B. Comparison to other Sentences
Appellant also argues that his 360-month sentence is disproportionate when compared to other sentences. In reviewing sentences, "the final analysis . . . must be based on our collective, collegial experience in reviewing a large number of criminal appeals from all the judicial districts." Rairdon v. State, 557 N.W.2d 318, 327 (Minn. 2007) (quotation omitted). In our collective experience, appellant's 360-month cumulative sentence is not excessive. A review of caselaw shows several defendants sentenced similarly. See State v. Labatte, No. A18-0926, 2019 WL 1591793, at *7 (Minn. App. Apr. 15, 2019) (532-month sentence for two counts of first-degree criminal sexual conduct); State v. Nordquist, No. A17-1180, 2018 WL 3717078, at *9 (Minn. App. Aug. 6, 2018) (360-month sentence for two counts of first-degree CSC); State v. Kingbird, No. A15-2001, 2018 WL 1997342, at *2 (Minn. App. Apr. 30, 2018) (360-month sentence for three counts of first-degree CSC), review denied (Minn. July 17, 2018).
IV. The district court erred by convicting appellant on all counts.
Appellant argues, and the state agrees, that the district court erred by entering convictions on counts 2, 4, and 6. The district court did not impose sentence on counts 2, 4, and 6, but did enter convictions on them. See Spann v. State, 740 N.W.2d 570, 573 (Minn. 2007) (stating that the official judgment of conviction is "conclusive evidence of whether an offense has been formally adjudicated").

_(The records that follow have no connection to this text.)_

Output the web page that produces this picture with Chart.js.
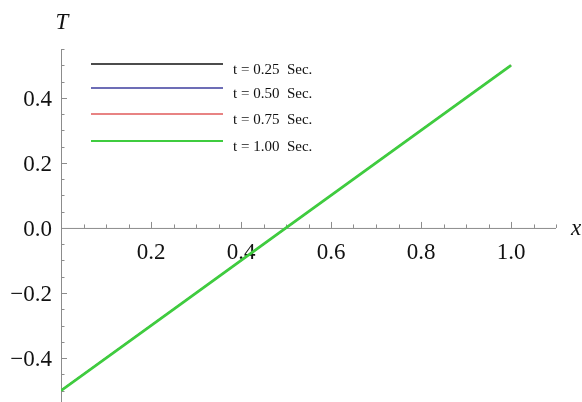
<!DOCTYPE html>
<html>
<head>
<meta charset="utf-8">
<script src="https://cdn.jsdelivr.net/npm/chart.js@4.4.1/dist/chart.umd.min.js"></script>
<style>
  html, body { margin: 0; padding: 0; background: #fff; }
  canvas { display: block; }
</style>
</head>
<body>
<canvas id="tempChart" width="582" height="402"></canvas>
<script>
// T(x) profiles at four times - they coincide
const xs = [0, 0.25, 0.5, 0.75, 1.0];
const tLabels = ["t = 0.25  Sec.", "t = 0.50  Sec.", "t = 0.75  Sec.", "t = 1.00  Sec."];
const T025 = [-0.5, -0.25, 0, 0.25, 0.5];
const T050 = [-0.5, -0.25, 0, 0.25, 0.5];
const T075 = [-0.5, -0.25, 0, 0.25, 0.5];
const T100 = [-0.5, -0.25, 0, 0.25, 0.5];
const colors = ["#111111", "#3d3d9e", "#e05a5a", "#3fcc3f"];

const xMajor = [0.2, 0.4, 0.6, 0.8, 1.0];
const yMajor = [-0.4, -0.2, 0.0, 0.2, 0.4];

const series = [T025, T050, T075, T100];
const datasets = series.map((vals, i) => ({
  label: tLabels[i],
  data: xs.map((x, j) => ({ x: x, y: vals[j] })),
  borderColor: colors[i],
  borderWidth: i === 3 ? 2.8 : 1.2,
  pointRadius: 0,
  fill: false,
  tension: 0,
  order: series.length - i   // later curves painted on top
}));

const serif = '"Liberation Serif", "DejaVu Serif", serif';

// Mathematica-style axes through the origin, ticks, labels and legend
const axesPlugin = {
  id: "axesPlugin",
  beforeDatasetsDraw(chart) {
    const ctx = chart.ctx;
    const xs_ = chart.scales.x, ys_ = chart.scales.y;
    const x0 = xs_.getPixelForValue(0), y0 = ys_.getPixelForValue(0);
    const area = chart.chartArea;
    ctx.save();
    ctx.strokeStyle = "#8c8c8c";
    ctx.lineWidth = 1;
    // axis lines
    ctx.beginPath();
    ctx.moveTo(area.left, y0 + 0.5); ctx.lineTo(area.right, y0 + 0.5);
    ctx.moveTo(x0 + 0.5, area.top); ctx.lineTo(x0 + 0.5, area.bottom);
    ctx.stroke();
    // x ticks every 0.05
    ctx.beginPath();
    for (let k = 1; k <= 22; k++) {
      const v = k * 0.05;
      const px = Math.round(xs_.getPixelForValue(v)) + 0.5;
      const len = (k % 4 === 0) ? 6 : 3.5;
      ctx.moveTo(px, y0); ctx.lineTo(px, y0 - len);
    }
    // y ticks every 0.05
    for (let k = -11; k <= 11; k++) {
      if (k === 0) continue;
      const v = k * 0.05;
      const py = Math.round(ys_.getPixelForValue(v)) + 0.5;
      if (py < area.top - 1 || py > area.bottom) continue;
      const len = (k % 4 === 0) ? 6 : 3.5;
      ctx.moveTo(x0, py); ctx.lineTo(x0 + len, py);
    }
    ctx.stroke();

    ctx.fillStyle = "#111";
    ctx.font = "23px " + serif;
    ctx.textAlign = "center";
    ctx.textBaseline = "middle";
    xMajor.forEach(v => {
      ctx.fillText(v.toFixed(1), xs_.getPixelForValue(v), y0 + 25);
    });
    ctx.textAlign = "right";
    yMajor.forEach(v => {
      const s = v < 0 ? "\u2212" + Math.abs(v).toFixed(1) : v.toFixed(1);
      ctx.fillText(s, x0 - 9, ys_.getPixelForValue(v) + 2);
    });
    // axis names
    ctx.font = "italic 23px " + serif;
    ctx.textAlign = "center";
    ctx.fillText("T", x0 + 1, 23);
    ctx.fillText("x", area.right + 20, y0 + 1);

    // legend
    ctx.font = "15px " + serif;
    ctx.textAlign = "left";
    const legY = [64, 88, 114, 141];
    chart.data.datasets.forEach((ds, i) => {
      ctx.strokeStyle = ds.borderColor;
      ctx.lineWidth = i === 3 ? 2 : 1.4;
      ctx.beginPath();
      ctx.moveTo(91, legY[i]); ctx.lineTo(223, legY[i]);
      ctx.stroke();
      ctx.fillStyle = "#111";
      ctx.fillText(ds.label, 233, legY[i] + 6);
    });
    ctx.restore();
  }
};

new Chart(document.getElementById("tempChart").getContext("2d"), {
  type: "line",
  data: { datasets: datasets },
  options: {
    responsive: false,
    animation: false,
    layout: { padding: { left: 61, right: 26, top: 49, bottom: 0 } },
    plugins: { legend: { display: false }, tooltip: { enabled: false } },
    scales: {
      x: { type: "linear", min: 0, max: 1.1, display: false },
      y: { type: "linear", min: -0.535, max: 0.55, display: false }
    }
  },
  plugins: [axesPlugin]
});
</script>
</body>
</html>
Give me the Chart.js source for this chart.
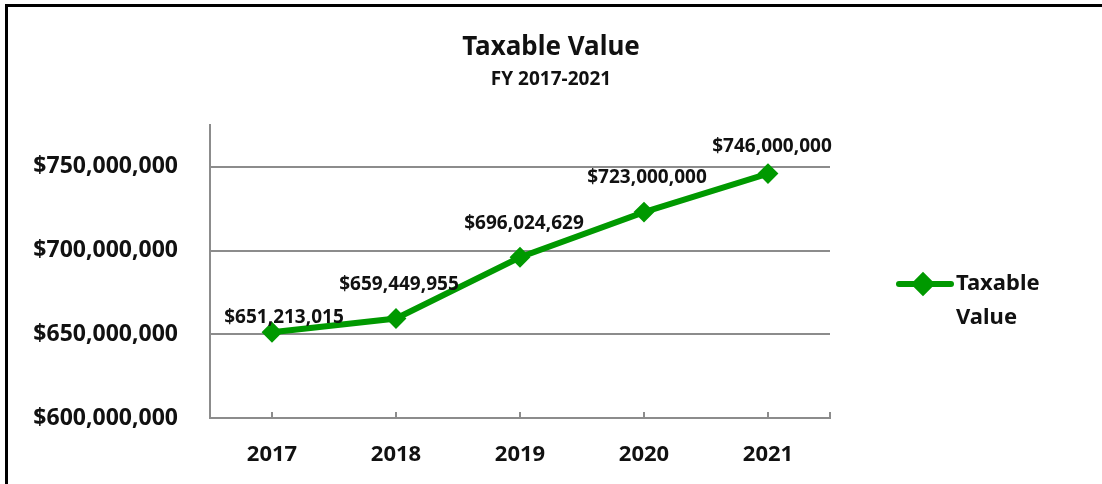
<!DOCTYPE html>
<html>
<head>
<meta charset="utf-8">
<title>Taxable Value</title>
<script src="https://cdn.jsdelivr.net/npm/chart.js@4/dist/chart.umd.min.js"></script>
<style>
  html, body { margin: 0; padding: 0; background: #fff; overflow: hidden; }
  #wrap { position: relative; width: 1102px; height: 484px; }
  #frame { position: absolute; left: 5px; top: 4px; width: 1200px; height: 600px;
           border-left: 3px solid #000; border-top: 3px solid #000; pointer-events: none; }
  canvas { position: absolute; left: 0; top: 0; }
</style>
</head>
<body>
<div id="wrap">
  <canvas id="chart" width="1102" height="484"></canvas>
  <div id="frame"></div>
</div>
<script>
const years = ["2017", "2018", "2019", "2020", "2021"];
const taxableValue = [651213015, 659449955, 696024629, 723000000, 746000000];
const yTicks = [600000000, 650000000, 700000000, 750000000];

const green = "#009900";
const gridGray = "#8c8c8c";
const fontFamily = "'Noto Sans', 'Open Sans', sans-serif";

function money(v) {
  return "$" + v.toLocaleString("en-US");
}

// labels sit above each point, nudged like the original
const labelOffsets = [[12, -15], [3, -34], [4, -34], [3, -34], [4, -27]];

const pointLabels = {
  id: "pointLabels",
  afterDatasetsDraw(chart) {
    const ctx = chart.ctx;
    const meta = chart.getDatasetMeta(0);
    ctx.save();
    ctx.font = "bold 19px " + fontFamily;
    ctx.fillStyle = "#111";
    ctx.textAlign = "center";
    ctx.textBaseline = "middle";
    meta.data.forEach((pt, i) => {
      const off = labelOffsets[i];
      ctx.fillText(money(taxableValue[i]), pt.x + off[0], pt.y + off[1]);
    });
    ctx.restore();
  }
};

// small tick marks on the category axis, pointing up into the plot
const xTickMarks = {
  id: "xTickMarks",
  afterDraw(chart) {
    const ctx = chart.ctx;
    const x = chart.scales.x;
    const bottom = chart.chartArea.bottom;
    ctx.save();
    ctx.strokeStyle = gridGray;
    ctx.lineWidth = 2;
    ctx.beginPath();
    years.forEach((_, i) => {
      const px = Math.round(x.getPixelForValue(i));
      ctx.moveTo(px, bottom - 6);
      ctx.lineTo(px, bottom);
    });
    ctx.moveTo(chart.chartArea.right, bottom - 6);
    ctx.lineTo(chart.chartArea.right, bottom);
    ctx.stroke();
    ctx.restore();
  }
};

// legend on the right, text wrapped on two lines
const sideLegend = {
  id: "sideLegend",
  afterDraw(chart) {
    const ctx = chart.ctx;
    const ds = chart.data.datasets[0];
    const y = 284;
    ctx.save();
    ctx.strokeStyle = green;
    ctx.lineWidth = 6;
    ctx.lineCap = "round";
    ctx.beginPath();
    ctx.moveTo(899, y);
    ctx.lineTo(951, y);
    ctx.stroke();
    Chart.helpers.drawPoint(ctx, { pointStyle: "rectRot", radius: 8, borderWidth: 1 }, 923, y);
    ctx.fillStyle = green;
    ctx.fill();
    ctx.fillStyle = "#111";
    ctx.font = "bold 22px " + fontFamily;
    ctx.textAlign = "left";
    ctx.textBaseline = "middle";
    const words = ds.label.split(" ");
    ctx.fillText(words[0], 956, y);
    ctx.fillText(words[1], 956, y + 34);
    ctx.restore();
  }
};

new Chart(document.getElementById("chart"), {
  type: "line",
  data: {
    labels: years,
    datasets: [{
      label: "Taxable Value",
      data: taxableValue,
      borderColor: green,
      backgroundColor: green,
      borderWidth: 6,
      pointStyle: "rectRot",
      pointRadius: 9,
      pointHoverRadius: 9,
      pointBorderWidth: 2,
      pointBackgroundColor: green,
      pointBorderColor: green,
      tension: 0
    }]
  },
  options: {
    responsive: false,
    animation: false,
    devicePixelRatio: 1,
    layout: { padding: 0 },
    plugins: {
      legend: { display: false },
      tooltip: { enabled: false },
      title: {
        display: true,
        text: "Taxable Value",
        color: "#111",
        font: { family: fontFamily, size: 26, weight: "bold" },
        padding: { top: 32, bottom: 2 }
      },
      subtitle: {
        display: true,
        text: "FY 2017-2021",
        color: "#111",
        font: { family: fontFamily, size: 19, weight: "bold" },
        padding: { top: 3, bottom: 34 }
      }
    },
    scales: {
      x: {
        offset: true,
        grid: { display: false, drawTicks: false },
        border: { display: true, color: gridGray, width: 2 },
        ticks: {
          color: "#111",
          padding: 24,
          font: { family: fontFamily, size: 22, weight: "bold" }
        },
        afterFit(scale) { scale.height = 66; }
      },
      y: {
        min: 600000000,
        max: 775000000,
        grid: { color: gridGray, lineWidth: 2, drawTicks: false },
        border: { display: true, color: gridGray, width: 2 },
        afterBuildTicks(scale) {
          scale.ticks = yTicks.map(v => ({ value: v }));
        },
        ticks: {
          color: "#111",
          padding: 32,
          font: { family: fontFamily, size: 23, weight: "bold" },
          callback: v => money(v)
        },
        afterFit(scale) { scale.width = 210; }
      },
      // empty axis that keeps the legend space on the right
      side: {
        position: "right",
        display: true,
        grid: { display: false, drawTicks: false },
        border: { display: false },
        ticks: { display: false },
        afterFit(scale) { scale.width = 272; }
      }
    }
  },
  plugins: [pointLabels, xTickMarks, sideLegend]
});
</script>
</body>
</html>
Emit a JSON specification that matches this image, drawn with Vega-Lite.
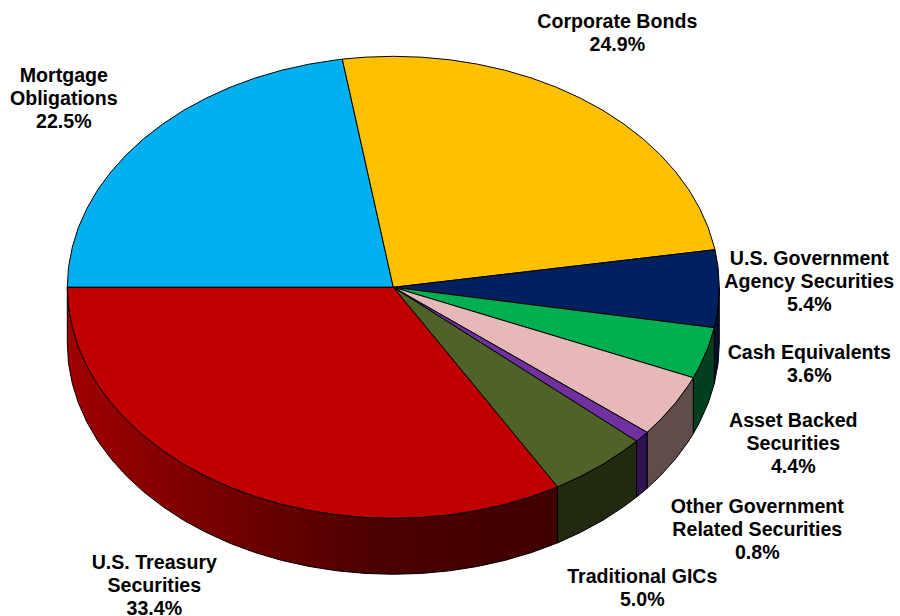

"Upon prosecution for a crime, the actor may be convicted of either the crime charged or an included offense, but not both." Minn. Stat. § 609.04, subd. 1 (2016). The supreme court has interpreted this statute to mean that "a defendant may not be convicted of two counts of criminal sexual conduct (different sections of the statute or different subsections) on the basis of the same act or unitary course of conduct." State v. Folley, 438 N.W.2d 372, 373 (Minn. 1989).
The district court erred by entering convictions on counts 2, 4, and 6. Accordingly, we reverse and remand to the district court with directions to vacate appellant's adjudicated convictions on counts 2, 4, and 6.
Affirmed in part, reversed in part, and remanded.